The story of my pop culture relationship with Paz, another Israeli soldier, is quite different. Paz has an egg-shaped head. He is cheeky and cynical and aware of his cheekiness and cynicism. One morning at breakfast, when I looked particularly drained from the go-go-go itinerary of our trip, he said, deadpan, “you look like you fell off the moon.” Paz loves goth metal. “Like Marilyn Manson?” I asked innocently. “Ugh, yes,” he answered, as if it completely and utterly went-without-saying that he would love himself some Manson. “Pantera?” I wondered. Again, “Ugh, yes.”

I never did quiz Paz on what exactly he enjoyed about the genre; I guess I didn’t have to. That, in its own way, remains inspiring to me in how it reflects the multiple layers and consequences of American pop culture. We’re not only exporting Conan O’Brien overseas; we’re sending Marilyn Manson and Pantera as well. And there’s an audience for all of them.
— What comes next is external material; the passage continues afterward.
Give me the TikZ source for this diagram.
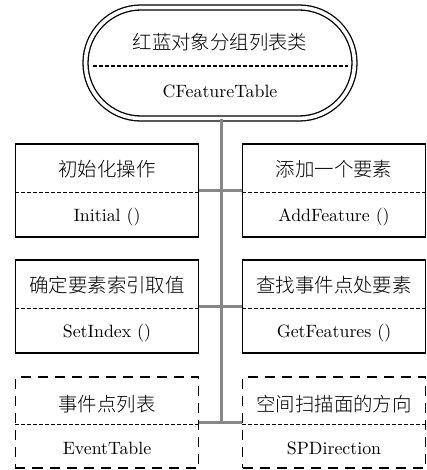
\documentclass[tikz,border=0pt]{standalone}
\usepackage{fontspec}
\newfontfamily\lmten{lmroman10-regular.otf}
\IfFontExistsTF{Noto Sans CJK SC Light}
  {\newfontfamily\cjkfam{Noto Sans CJK SC Light}}
  {\newfontfamily\cjkfam{Noto Sans CJK SC}}
\usetikzlibrary{shapes.misc}
\definecolor{linkgray}{RGB}{135,135,135}
\begin{document}
\begin{tikzpicture}[x=1bp,y=-1bp,
  box/.style={draw, line width=1.5bp, minimum width=183bp, minimum height=93bp, inner sep=0pt},
  dbox/.style={box, minimum height=91bp, dash pattern=on 10bp off 7bp},
  divider/.style={line width=1.9bp, dash pattern=on 4bp off 2bp},
  link/.style={draw=linkgray, line width=3bp},
  cn/.style={font=\cjkfam\fontsize{19.5}{20}\selectfont, inner sep=0pt},
  en/.style={font=\lmten\fontsize{17.9}{19}\selectfont, inner sep=0pt},
  capsule/.style={rounded rectangle, draw, line width=1.3bp, double, double distance=3.7bp,
    minimum width=269bp, minimum height=111bp, inner sep=0pt}
]
\useasboundingbox (0,0) rectangle (426,470);

% top class
\node[capsule] (top) at (220,63) {};
\node[cn] (t0a) at (220,42) {红蓝对象分组列表类};
\node[en] (t0b) at (220,91) {CFeatureTable};
\coordinate (d0l) at (93,66);
\coordinate (d0r) at (348,66);
\draw[divider] (d0l) -- (d0r);

% boxes
\node[box] (b1) at (107,190.5) {};
\node[box] (b2) at (334,190.5) {};
\node[box] (b3) at (107,306.5) {};
\node[box] (b4) at (334,306.5) {};
\node[dbox] (b5) at (107,422.5) {};
\node[dbox] (b6) at (334,422.5) {};

\foreach \b in {b1,b2,b3,b4,b5,b6}{
  \draw[divider] ([yshift=-2bp]\b.west) -- ([yshift=-2bp]\b.east);
}

\node[cn] (t1a) at ([yshift=21bp]b1.center) {初始化操作};
\node[en] (t1b) at ([yshift=-26.5bp]b1.center) {Initial ()};
\node[cn] (t2a) at ([yshift=21bp]b2.center) {添加一个要素};
\node[en] (t2b) at ([yshift=-26.5bp]b2.center) {AddFeature ()};
\node[cn] (t3a) at ([yshift=21bp]b3.center) {确定要素索引取值};
\node[en] (t3b) at ([yshift=-26.5bp]b3.center) {SetIndex ()};
\node[cn] (t4a) at ([yshift=21bp]b4.center) {查找事件点处要素};
\node[en] (t4b) at ([yshift=-26.5bp]b4.center) {GetFeatures ()};
\node[cn] (t5a) at ([yshift=18.5bp]b5.center) {事件点列表};
\node[en] (t5b) at ([yshift=-25.5bp]b5.center) {EventTable};
\node[cn] (t6a) at ([yshift=18.5bp]b6.center) {空间扫描面的方向};
\node[en] (t6b) at ([yshift=-25.5bp]b6.center) {SPDirection};

% connectors
\coordinate (j3) at (221,423);
\draw[link] (top.south -| j3) -- (j3);
\draw[link] (b1.east) -- (b2.west);
\draw[link] (b3.east) -- (b4.west);
\draw[link] (b5.east) -- (b6.west);
\end{tikzpicture}
\end{document}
So what is it about our pop culture that translates so well to Israel? Why does a Conan joke about a sexually stimulated manatee make Eyal laugh just as hard as I laugh? What is it about Marilyn Manson that unites the misunderstood teenagers of late-90s suburbia with Paz, a present-day Israeli soldier with an egg-shaped head?

The easy answer to these questions would be that as human beings we share this mass American culture, that it connects all of us. But that’s not quite the full story, for perhaps Eyal and I laugh at Conan for different reasons and during different jokes. The truth is, we might very well interpret the same entertainment in alternative ways.

But rather than being a hindrance to global communication, this ability to claim one’s own entertainment as his own serves as a testament to the flexibility and inclusiveness of American pop culture. After all, before Avi’s impromptu performance of “Somebody Told Me” in the Jerusalem marketplace, I had never before experienced that song delivered in an Israeli accent. Now, I can leave this earth knowing that I have. Thanks, Avi.

Still, these ripples of American pop culture haven’t penetrated all of Israel. That Hasidic Jew I spied at the Jerusalem marketplace? I’m guessing he’s not too pumped about Jay-Z’s comeback. The brooding old man who asked me for charity at the Western Wall? Probably not a fan of the VH1 reality show Flavor of Love.

But when it comes to the young, mostly secular Israeli soldiers I’ve met, it’s all about America and our rock, hip-hop, and comedy. No matter how differently we may absorb these cultural cornerstones, we still do absorb them.

If we didn’t, Avi’s cell phone would not ring to the thrumming guitars of rock maestros Linkin Park. Not to mention that he wouldn’t be singing songs by The Killers. And that in itself would be a shame, a loss for the musical joy that comes from cross-cultural exchange.

And I say all this knowing full well that Avi does not have the best voice.